Tuesday, May 12, 2015

My salvation comes from Him

Teach me, O Lord, the ways of your statues; and I will keep it to the end.
Give me understanding, that I may keep your law
and observe it with my whole heart.
Lead me in the path of your commandments,
for I delight in it.
Incline my heart to your testimonies,
and not to selfish gain!
Turn my eyes from looking at worthless things;
and give me life in your ways.
Confirm to your servant your promise,
that you may be feared.
Turn away the reproach that I dread,
for your rules are good.
Behold, I long for your precepts;
in your righteousness give me life!
- Psalm 119:33-40


A few years ago, being uncertain about theology, I wondered just what I was allowed to pray.
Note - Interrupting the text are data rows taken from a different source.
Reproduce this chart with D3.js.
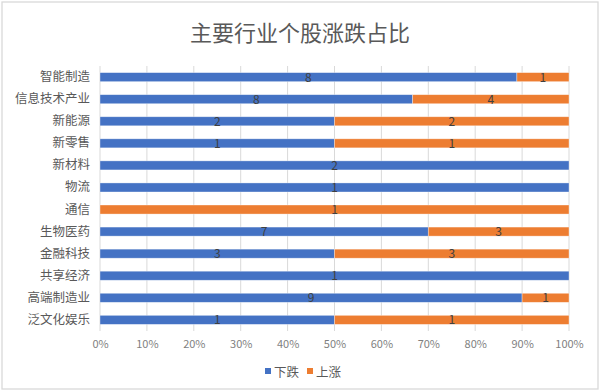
<!DOCTYPE html>
<html><head><meta charset="utf-8">
<script src="https://cdn.jsdelivr.net/npm/d3@7/dist/d3.min.js"></script>
<style>body{margin:0;background:#fff;}svg{display:block;font-family:"Noto Sans CJK SC","Noto Sans",sans-serif;}</style>
</head><body>
<svg id="c" width="600" height="392"></svg>
<script>
const categories = ["智能制造","信息技术产业","新能源","新零售","新材料","物流","通信","生物医药","金融科技","共享经济","高端制造业","泛文化娱乐"];
const downValues = [8,8,2,1,2,1,0,7,3,1,9,1];
const upValues   = [1,4,2,1,0,0,1,3,3,0,1,1];
const seriesNames = ["下跌","上涨"];
const seriesColors = ["#4472C4","#ED7D31"];
const tickValues = [0,0.1,0.2,0.3,0.4,0.5,0.6,0.7,0.8,0.9,1];

(function(){
const svg = d3.select("#c");
svg.append("rect").attr("x",2).attr("y",2).attr("width",596).attr("height",387)
  .attr("fill","#fff").attr("stroke","#d9d9d9").attr("stroke-width",1.3);

svg.append("text").attr("x",300).attr("y",41).attr("text-anchor","middle")
  .attr("font-size",22).attr("fill","#595959").text("主要行业个股涨跌占比");

const pL=100, pR=569, pT=66, pB=331;
const x = d3.scaleLinear().domain([0,1]).range([pL,pR]);
const y = d3.scaleBand().domain(categories).range([pT,pB]).paddingInner(0.59).paddingOuter(0.3);

svg.append("g").selectAll("line").data(tickValues).join("line")
  .attr("x1",d=>x(d)).attr("x2",d=>x(d)).attr("y1",pT).attr("y2",pB)
  .attr("stroke","#d9d9d9").attr("stroke-width",1);

const rows = categories.map((c,i)=>{
  const t = downValues[i]+upValues[i];
  return {c, segs:[
    {k:0, v:downValues[i], x0:0, x1:downValues[i]/t},
    {k:1, v:upValues[i], x0:downValues[i]/t, x1:1}
  ]};
});

const g = svg.append("g");
rows.forEach(r=>{
  r.segs.filter(s=>s.v>0).forEach(s=>{
    g.append("rect").attr("x",x(s.x0)).attr("width",x(s.x1)-x(s.x0))
      .attr("y",y(r.c)).attr("height",y.bandwidth())
      .attr("fill",seriesColors[s.k]).attr("stroke","#ffffff").attr("stroke-opacity",0.5).attr("stroke-width",0.7);
  });
});
rows.forEach(r=>{
  r.segs.filter(s=>s.v>0).forEach(s=>{
    g.append("text").attr("x",x((s.x0+s.x1)/2)).attr("y",y(r.c)+y.bandwidth()/2+4.5)
      .attr("text-anchor","middle").attr("font-size",12).attr("fill","#404040").text(s.v);
  });
});

const ya = svg.append("g").attr("transform",`translate(${pL},0)`)
  .call(d3.axisLeft(y).tickSize(0).tickPadding(10));
ya.select(".domain").remove();
ya.selectAll("text").attr("font-size",12.5).attr("fill","#595959").attr("font-family","Noto Sans CJK SC");

const xa = svg.append("g").attr("transform",`translate(0,${pB})`)
  .call(d3.axisBottom(x).tickValues(tickValues).tickFormat(d3.format(".0%")).tickSize(0).tickPadding(9));
xa.select(".domain").remove();
xa.selectAll("text").attr("font-size",11).attr("fill","#7f7f7f").attr("font-family","Noto Sans CJK SC");

const lg = svg.append("g");
const lx = [265,307];
seriesNames.forEach((n,i)=>{
  lg.append("rect").attr("x",lx[i]).attr("y",368).attr("width",6).attr("height",6).attr("fill",seriesColors[i]);
  lg.append("text").attr("x",lx[i]+9).attr("y",376.5).attr("font-size",12.5).attr("fill","#595959").text(n);
});
})();
</script>
</body></html>
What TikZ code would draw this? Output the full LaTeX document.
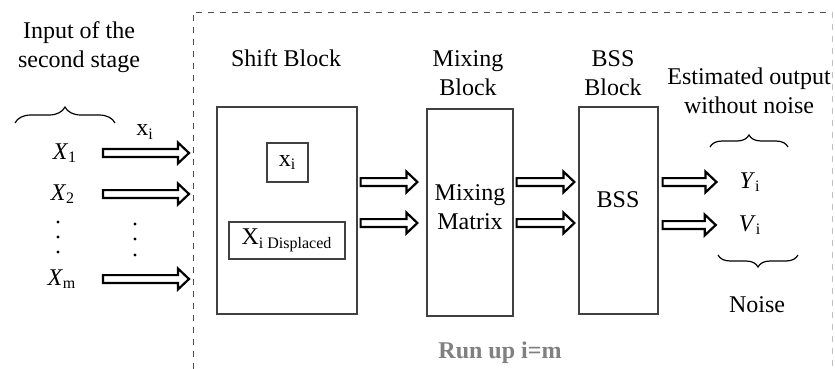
\documentclass[tikz,border=0pt]{standalone}
\usepackage{fontspec}
\setmainfont{Liberation Serif}
\usetikzlibrary{calc, decorations.pathreplacing}

\tikzset{
	blk/.style = {draw = black!75, line width = 0.6pt, inner sep = 0pt},
	lbl/.style = {align = center, font = \fontsize{12}{14.5}\selectfont},
	bigarrow/.style = {draw, line width = 1.1pt, line join = miter},
	brc/.style = {decorate, decoration = {brace, amplitude = #1}, line width = 0.6pt},
	brc/.default = 8pt
}
% hollow block arrow from #1 to #2, drawn as an outline
\newcommand{\blockarrow}[2]{%
	\draw[bigarrow] let \p1 = (#1), \p2 = (#2) in
		(\x1,\y1+1.95pt) -- (\x2-6.5pt,\y1+1.95pt) -- (\x2-6.5pt,\y1+5.2pt) -- (\x2-1pt,\y1)
		-- (\x2-6.5pt,\y1-5.2pt) -- (\x2-6.5pt,\y1-1.95pt) -- (\x1,\y1-1.95pt) -- cycle;}

\begin{document}
\begin{tikzpicture}[x = 0.5pt, y = -0.5pt]
	\useasboundingbox (0,0) rectangle (835,369);
	% frame of the loop
	\draw[dashed, black!70] (193,369) -- (193,12) -- (832,12);
	\draw[dashed, black!25] (832,12) -- (832,369);
	\coordinate (frame) at (191,0);
	\coordinate (instart) at (103,0);
	\coordinate (r1) at (0,182);
	\coordinate (r2) at (0,223);

	% inputs
	\node[lbl] (intitle) at (79,47) {Input of the\\second stage};
	\draw[brc] (15,123) -- (115,123);
	\node[lbl] (x1) at (65,153) {\textit{X}\textsubscript{1}};
	\node[lbl] (x2) at (63,194) {\textit{X}\textsubscript{2}};
	\node[lbl] (xm) at (62,279) {\textit{X}\textsubscript{m}};
	\node[lbl] (xi) at (145,132) {x\textsubscript{i}};
	\foreach \y in {222,237,252} \fill (58,\y) circle (0.8pt);
	\foreach \y in {224,239,255} \fill (135,\y) circle (0.8pt);
	\foreach \inp in {x1,x2,xm} {
		\blockarrow{\inp -| instart}{\inp -| frame}
	}

	% shift block
	\node[lbl] (shifttitle) at (286,58) {Shift Block};
	\node[blk, minimum width = 70pt, minimum height = 103.5pt] (shift) at (287,210.5) {};
	\node[blk, lbl, minimum width = 20.5pt, minimum height = 19.5pt] (xibox) at (287.5,162.5) {x\textsubscript{i}};
	\node[blk, lbl, minimum width = 58pt, minimum height = 18.5pt] (disp) at (287,240.5) {X\textsubscript{i Displaced}};

	% mixing block
	\node[lbl] (mixtitle) at (468,73) {Mixing\\Block};
	\node[blk, lbl, minimum width = 43pt, minimum height = 103.5pt] (mix) at (470,212.5) {};
	\node[lbl] (mixtext) at (470,207) {Mixing\\Matrix};

	% BSS block
	\node[lbl] (bsstitle) at (613,73) {BSS\\Block};
	\node[blk, minimum width = 39.5pt, minimum height = 103.5pt] (bss) at (618.5,210.5) {};
	\node[lbl] (bsstext) at (618,200) {BSS};

	% outputs
	\node[lbl] (outtitle) at (749,91) {Estimated output\\without noise};
	\draw[brc = 6pt] (710,147) -- (788,147);
	\node[lbl] (yi) at (750,182) {\textit{Y}\textsubscript{i}};
	\node[lbl] (vi) at (750,225) {\textit{V}\textsubscript{i}};
	\draw[brc = 6pt, decoration = {mirror}] (718,255) -- (798,255);
	\node[lbl] (noise) at (757,305) {Noise};

	\foreach \row in {r1,r2} {
		\blockarrow{$(shift.east |- \row)+(1.5pt,0)$}{$(mix.west |- \row)+(-3.5pt,0)$}
		\blockarrow{$(mix.east |- \row)+(1.5pt,0)$}{$(bss.west |- \row)+(-1pt,0)$}
	}
	\blockarrow{$(bss.east |- r1)+(2pt,0)$}{$(yi.west)+(-7pt,0)$}
	\blockarrow{$(bss.east |- vi)+(2pt,0)$}{$(vi.west)+(-7pt,0)$}

	\node[lbl, text = black!50, font = \fontsize{12}{14.5}\selectfont\bfseries] (runup) at (500,353) {Run up i=m};
\end{tikzpicture}
\end{document}
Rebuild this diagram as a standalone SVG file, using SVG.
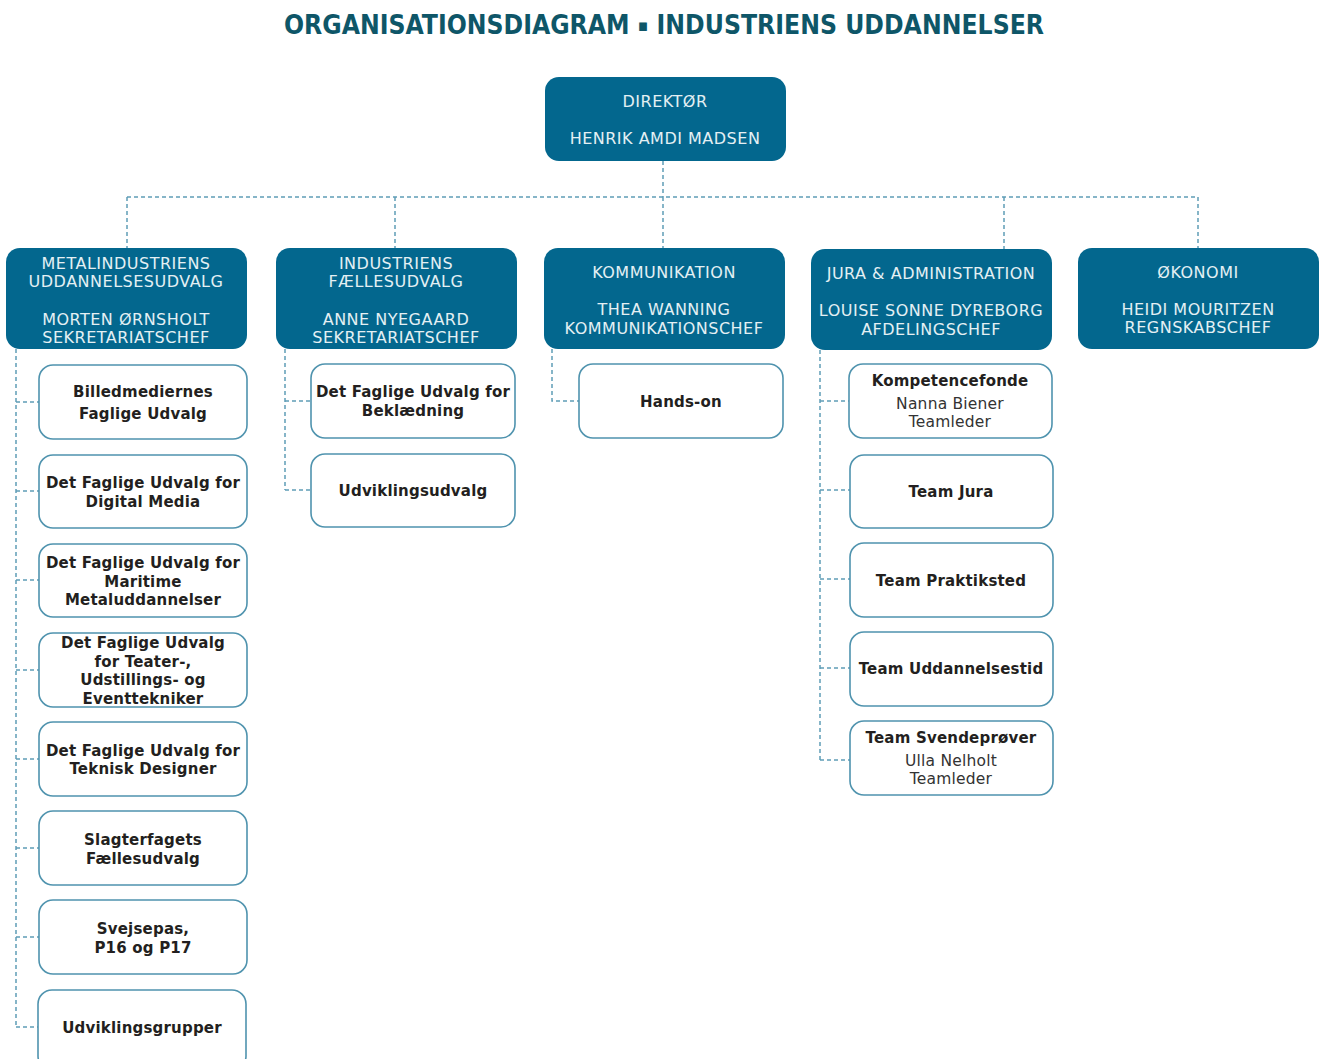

Could I pray for others' salvation, was that something He could do according to his nature? Could I pray for the redemption of a nation? Could I ask Him to transform me in the specific ways that I desire? And slowly I found beautiful answers to these questions in the prayers of the bible, in the requests of those individuals who knew God's character intimately. That I can pray such directives to the God Almighty amazes me, that it pleases Him for me to ask for Him to work. That in the promise of these prayers, I know that He can and will do it. If I ask, He will teach, He will give understanding, H
e will lead and incline my heart. Such attention to the desperate demands of this little life. What an awesome God.